22 February 2016•Update: 25 February 2016
BERLIN
German Chancellor Angela Merkel’s government has condemned racist protests against refugees in the eastern state of Saxony over the weekend.
Merkel’s spokesman said at a press conference in Berlin on Monday that violent protests against refugees were "deeply shameful", and were not representing Germany.
"Our country knows that this issue is essentially about people who are in need. We treat them with decency and sympathy," Steffen Seibert said.
He criticized right-wing populists and extremists, who carried out violent protests, propagating that those coming to Germany were exploiting the country's social security system.
Seibert said that a vast majority of German society is supporting government efforts for accommodating asylum seekers, who fled civil wars and conflicts.
Germany has taken in 1.1 million refugees in 2015; a surge in asylum applications has been exploited by far-right and populist parties.
Two incidents in the eastern state of Saxony over the weekend has created an uproar in the country, and raised concerns over growing anti-refugee violence in Saxony and other former communist states.
On Saturday, around 100 protesters in Clausnitz, a small village in Saxony, tried to block a bus carrying nearly 20 refugees to a new asylum shelter.
Protesters shouted slogans, and threatened refugees, while the police used force against asylum seekers, to make them leave the bus and enter asylum shelter immediately.
Crying refugee children and women among were seen in videos posted on social media.
In a second incident in Saxony on Sunday, onlookers greeted with cheers to the burning of a hotel, which was renovated to house asylum seekers.
Some people from the crowd also tried to stop firefighters, local media reported.

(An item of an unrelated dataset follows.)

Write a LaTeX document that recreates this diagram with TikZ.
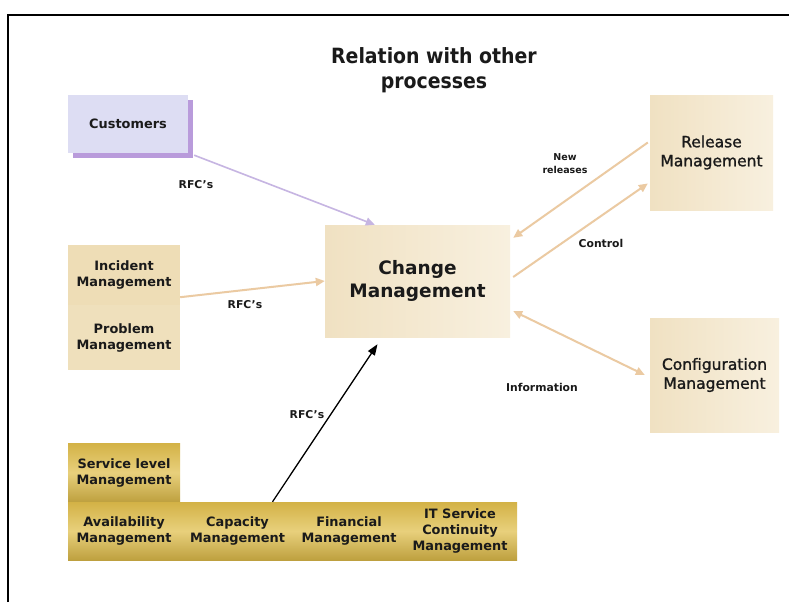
\documentclass[tikz,border=0pt]{standalone}
\usepackage{fontspec}
\setmainfont{DejaVu Sans}
\newfontfamily\titlefont{DejaVu Sans Condensed}
\newfontfamily\semibold[FakeBold=1.2]{DejaVu Sans}
\usetikzlibrary{arrows.meta,shadows,calc}

\definecolor{lavfill}{HTML}{DDDDF3}
\definecolor{lavshadow}{HTML}{B99BDB}
\definecolor{lavline}{HTML}{C6B5E2}
\definecolor{creamA}{HTML}{F0E1C2}
\definecolor{creamB}{HTML}{F8F0DF}
\definecolor{creamC}{HTML}{EEDDB6}
\definecolor{goldA}{HTML}{D3B246}
\definecolor{goldB}{HTML}{E8D07C}
\definecolor{tanline}{HTML}{EBCAA2}
\definecolor{inkcol}{HTML}{1A1A1A}

\tikzset{
  smalltxt/.style={font=\bfseries\fontsize{12.9}{16}\selectfont, align=center, text=inkcol},
  lavbox/.style={rectangle, inner sep=0, fill=lavfill, smalltxt,
    general shadow={shadow xshift=5pt, shadow yshift=-5pt, fill=lavshadow}},
  creambox/.style={rectangle, inner sep=0, left color=creamA, right color=creamB},
  leftbox/.style={rectangle, inner sep=0, fill=creamC, smalltxt},
  goldbox/.style={rectangle, inner sep=0, top color=goldA, bottom color=goldA!90!black,
    middle color=goldB, smalltxt},
  bigtxt/.style={font=\bfseries\fontsize{18.5}{23}\selectfont, align=center, text=inkcol},
  midtxt/.style={font=\semibold\fontsize{15.5}{19}\selectfont, align=center, text=inkcol},
  lbl/.style={font=\bfseries\fontsize{10.8}{14}\selectfont, align=center, text=inkcol},
  tanarrow/.style={draw=tanline, line width=2pt, -{Triangle[length=9pt,width=8pt]}},
  lavarrow/.style={draw=lavline, line width=1.6pt, -{Triangle[length=9pt,width=8pt]}},
  blackarrow/.style={draw=black, line width=1.3pt, -{Triangle[length=11pt,width=8pt]}},
}

\begin{document}
\begin{tikzpicture}[x=1pt,y=-1pt]
\useasboundingbox (0,0) rectangle (789,602);
\fill[white] (0,0) rectangle (789,602);
% frame
\draw[line width=1.5pt] (8,602) -- (8,15) -- (789,15);

% title
\node[font=\titlefont\bfseries\fontsize{21}{25}\selectfont, align=center, text=inkcol]
  (title) at (434,70) {Relation with other\\processes};

% boxes
\node[lavbox, minimum width=120, minimum height=58] (cust) at (128,124) {Customers};

\node[leftbox, minimum width=112, minimum height=60] (incident) at (124,275) {Incident\\Management};
\node[leftbox, minimum width=112, minimum height=65, fill=creamC!85!creamB] (problem) at (124,337.5) {Problem\\Management};

\node[creambox, minimum width=185, minimum height=112, bigtxt] (change) at (417.5,281) {Change\\Management};
\node[creambox, minimum width=123, minimum height=115, midtxt] (release) at (711.5,152.5) {Release\\Management};
\node[creambox, minimum width=129, minimum height=114, midtxt] (config) at (714.5,375) {Configuration\\Management};

\node[goldbox, minimum width=112, minimum height=59] (service) at (124,472.5) {Service level\\Management};
\node[goldbox, minimum width=112, minimum height=58] (avail) at (124,531) {Availability\\Management};
\node[goldbox, minimum width=115, minimum height=58] (capac) at (237.5,531) {Capacity\\Management};
\node[goldbox, minimum width=108, minimum height=58] (financ) at (349,531) {Financial\\Management};
\node[goldbox, minimum width=114, minimum height=58] (itsc) at (460,531) {IT Service\\Continuity\\Management};

% connectors
\draw[lavarrow] ($(cust.south east)+(6,2)$) -- ($(change.north west)+(50,0)$);
\draw[tanarrow] ($(incident.south east)+(0,-8)$) -- (change.west);
\draw[tanarrow] ($(release.west)+(-2,-10)$) -- ($(change.north east)+(3,13)$);
\draw[tanarrow] ($(change.east)+(3,-4)$) -- ($(release.west)+(-2,31)$);
\draw[tanarrow, {Triangle[length=9pt,width=8pt]}-{Triangle[length=9pt,width=8pt]}]
  ($(change.east)+(3,30)$) -- ($(config.west)+(-5,0)$);
\draw[blackarrow] ($(capac.north)+(35,0)$) -- ($(change.south)+(-40,7)$);

% connector labels
\node[lbl] (lrfc1) at (196,185) {RFC's};
\node[lbl] (lrfc2) at (245,305) {RFC's};
\node[lbl] (lrfc3) at (307,415) {RFC's};
\node[lbl, font=\bfseries\fontsize{9.5}{13}\selectfont] (lnew) at (565,164) {New\\releases};
\node[lbl] (lctrl) at (601,243) {Control};
\node[lbl] (linfo) at (542,387) {Information};
\end{tikzpicture}
\end{document}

Police were investigating a suspected arson attack.
Opposition parties criticized authorities in Saxony to not take appropriate measures against racist protests.
Saxony, the home of an anti-Islam and anti-refugee PEGIDA movement, has seen growing anti-migrant sentiments in recent years.
Dr. Oliver Decker of Leipzig University criticized state government and politicians in Saxony for underestimating the threat of far-right violence and racist crimes.
"That approach, in a way, legitimizes the violence by right-wing extremists," Decker told Anadolu Agency.
"The perpetrators then feel that their actions are not prosecuted, they feel that their actions are seen as legitimate by politics," he said.
Alexander Bosch, spokesman for Amnesty International, said recent anti-refugee violence is an "alarming" development.
"With a lot of luck, nobody died so far in arson attacks against asylum centers. The developments are worrying," Bosch told Anadolu Agency.
Bosch stressed that racism is a wider problem in the society, which is not limited to far-right extremists.
"Recent developments are also an expression of the fact that fight against racism has not been taken as a serious issue for many years," Bosch said.